AFRIKA/ÄTHIOPIEN - Nach Unterzeichnung des Friedensabkommens in Tigray: Unruhen in der Region Oromia

Donnerstag, 19 Januar 2023

Adigrat (Fides) - "Wir beten für die erfolgreiche Umsetzung des Friedensabkommens. Es ist noch nicht vorbei, viele unserer Gläubigen und unsere Gemeinden werden immer noch von ausländischen Kräften belagert“, berichtet der Erzbischof der katholischen Eparchie von Adigrat, Tesfaselassie Medhin.
Den wenigen zur Verfügung stehenden Berichten zufolge soll sich die Lage in der nördlichen Konfliktregion Tigray nach der Unterzeichnung des in Südafrika zwischen der Regierung in Addis Abeba und den separatistischen Organisationen in der Region erzielten Friedensabkommens Anfang November vergangenen Jahres beruhigt haben (vgl. Fides 03/11/2022). "Dennoch", so der Erzbischof weiter, "leidet die gesamte Bevölkerung unter den Folgen der langen Belagerung und Blockade der Grundversorgung, die nun schon mehr als zwei Jahre andauert. Es herrscht hier weiterhin in eine 'Hölle auf Erden'".
Unterdessen wurden trotz des Waffenstillstands die mit Äthiopien verbündeten eritreischen Truppen nicht abgezogen. Es handelt sich um die am meisten vergessene humanitäre Krise der Welt. Nach Angaben von zivilgesellschaftlichen Organisationen in Tigray, sollen die eritreischen Streitkräfte auch nach der Unterzeichnung des Abkommens vom November weiterhin Zivilisten getötet haben.
Durch den Konflikt in der Region Tigray ist ein Sicherheitsvakuum entstanden, das es den Rebellen der Oromo-Befreiungsarmee (Oromo Liberation Army, OLA) ermöglicht hat, einen anderen jahrhundertealten Konflikt weiter südlich in der Region Oromia zu eskalieren, die sich damit zur instabilsten Region Äthiopiens entwickelt hat.
Nach Angaben der UN-Agentur für die Koordinierung der humanitären Hilfe (OCHA) verschlechtert sich die Lage in der Region rapide, Hunderttausende von Zivilisten mussten fliehen.
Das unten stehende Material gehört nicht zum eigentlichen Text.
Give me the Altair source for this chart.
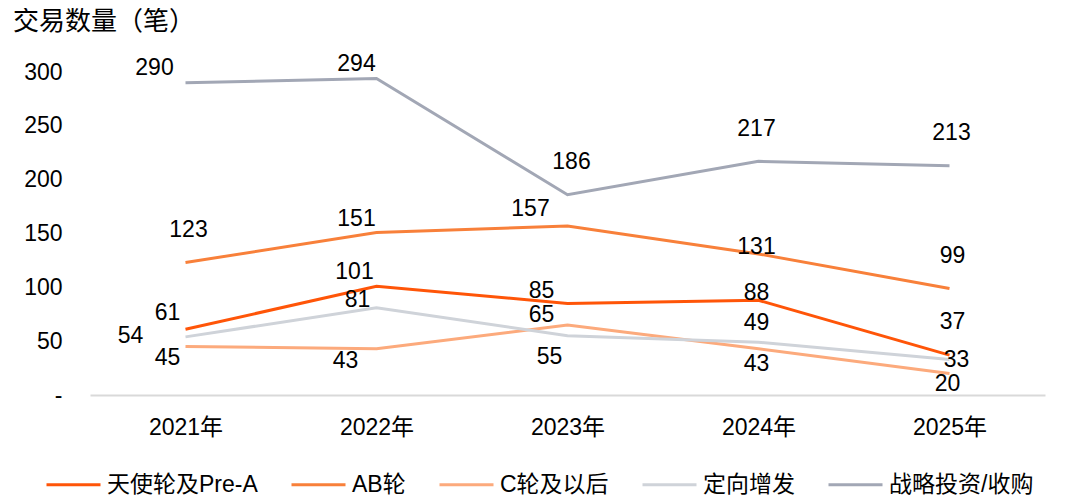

Vertreter des Oromo-Volkes in den Reihen der Regierungspartei bitten deshalb in einem Schreiben an den in Regierungschef Abiy und den Parlamentssprecher, um Verhandlungen für ein Friedensabkommen nach dem Vorbild der Region Tigray.
"Die Regierung versucht hier seit drei bis vier Jahren, die Rebellengruppe durch Militäroperationen zu besiegen, und es gibt immer noch keine Lösung", so der Vertreter eines Wahlkreises in der Region East Wollega in Oromia. "Deshalb brauchen wir einen neuen Plan. Wir fordern ein Friedensabkommen, das von einer dritten Partei wie der Afrikanischen Union vermittelt wird".
Die Gewalt breitet sich vor allem in ländlichen Gebieten unweit der Hauptstadt Addis Abeba aus, und der Konflikt erfasst die gesamte Region Oromia, die größte Region Äthiopiens. Einer lokalen Quelle zufolge wurden zwischen dem 15. Oktober und dem 10. Dezember 2022 mehr als 80.000 Menschen vertrieben.
Die Wurzeln dieses Konflikts reichen bis ins späte 19. Jahrhundert zurück, als Oromia erobert und gewaltsam in das Reich von Kaiser Menelik II. eingegliedert wurde. Um seine Macht über das Gebiet zu festigen, beauftragte der äthiopische Kaiser bewaffnete Vertreter des Amhara-Stammes, die dort in seinem Namen regieren sollten. Viele Oromo empfinden das Gefühl der Unterdrückung bis heute.